Here’s the rest of your news for Friday:

  • Wow, Jeffrey Mays really missed one key thing about Corey Johnson in his broad profile on him in the Times. Not a word about the would-be mayor’s leadership on livable streets? It’s like the guy’s main platform agenda! His “State of the City” address centered on his one-hundred-page plan for fixing our streets. Not a single word, Gray Lady? Come on.
  • Breaking news out of Brooklyn’s Community Board 10 in Bay Ridge: The DOT’s plan for a “starter pack” of bike lanes didn’t fair too well, says Radio Free Bay Ridge. Remind us again why the DOT asks untrained people to make decisions about street safety.
  • In case you missed it, we did a post-mortem on Polly Trottenberg’s resignation from the MTA board.
  • Um, cutting a cord on a timekeeping device is not a good way for LIRR workers to fight the perception that they lie about their hours (NYDN). And they’re still using antique punch cards, like in “Laverne and Shirley”! (NY Post)
  • Amazon wants its delivery robots to be treated like pedestrians. So you mean like garbage? (Business Insider)
  • Gothamist has another disgusting-thing-on-the-subway video — which you know you’re going to watch.
  • And how about this: A cop on a bike ticketing trucks parked in a bike lane! (Reddit)

That’s all for now, folks. We’ll start our day at Sen. Jessica Ramos’s e-bike hearing at Flushing Town Hall at 10 a.m.

  • Larry Littlefield

    “Cuomo puts MTA workers on notice after time clock cord cut in LIRR office.”

    MTA workers? Yup TWU, you are on notice. When the recession and fiscal crisis hits, this is why NYC Transit is the first to be cut.

    This is what I complained about. Somebody needs to deal with the fact that Long Island’s political culture has issues that are draining them, us.

    Why isn’t East Side Access finished?

  • (Note: “didn’t fare [not ‘fair’] too well”.)

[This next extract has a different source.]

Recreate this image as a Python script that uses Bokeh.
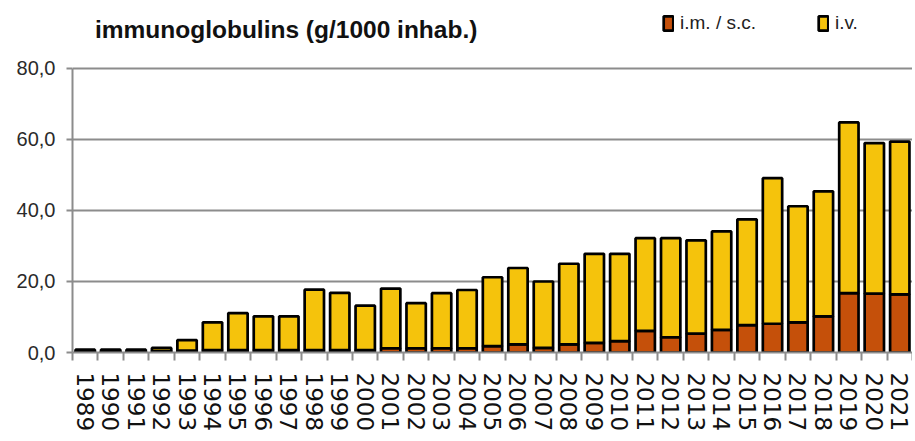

    We need more cops on bikes. They should be regularly riding up and down the bike lanes on Manhattan avenues and in other key lanes such as Queens Boulevard and the Grand Concourse, ordering drivers to move their vehicles and ticketing everything that’s parked in the lanes.

  • Reggie

    “Remind us again why the DOT asks untrained people to make decisions about street safety.” Okay, since you asked. Because sometimes people with a local perspective provide input that transportation planners didn’t see when they develop their plans. (Examples? Ian Dutton, Jay Street between Prospect and York) Of course, in soliciting that input, DOT invites less constructive feedback. That’s part of the price you pay for the potential benefits. The question in my opinion isn’t why “DOT asks untrained people to make decisions about street safety” but rather why community boards aren’t populated with more knowledgeable members, and I don’t limit that observation to the members of transportation committees.

  • (Note: “didn’t fare [not ‘fair’] too well”.)

    We need more cops on bikes. They should regularly be riding up and down the Manhattan avenues and other key bike lanes such as Queens Boulevard and the Grand Concourse, ordering drivers to move their vehicles, and giving tickets to everything that blocks the bike lanes.

  • We do not have to accept that just because DOT goes to boards for input it invites less constructive feedback. DOT has a choice about how it presents information, what it comes to boards to ask for, and how it accepts or chooses not to accept different types of feedback.

    DOT can and should go to community boards, but not for up or down votes on whether or not traffic calming and things like bike lanes should happen. They should use local knowledge for things that can only be known locally. For example, in discussing the new Fourth Avenue bike lane some of us told DOT reps that there’s a guy who sells fruit out of a van who likes to park along the curb near 3rd Street. We asked that space be given to him in a big buffer so that he doesn’t have to block the bike lane or lose his space. DOT included a nice space at that corner and he’ll be able to keep his business going without disrupting the flow of the bike lane. That’s a far cry from using fake concerns over traffic or the health of small businesses to preserve the status quo.

    Plus, where a bike lane doesn’t take parking of change the fundamental geometry of the street, as was the case in Bay Ridge, DOT simply shouldn’t seek supportive resolutions or base installations on whether or not it gets them. It’s a true fault of current leadership that this process hasn’t changed in six years.

  • Reggie

    Doug, I don’t disagree with a thing you wrote and was trying to convey a similar message. If “invites” is the wrong word, how about “leaves the door open for”?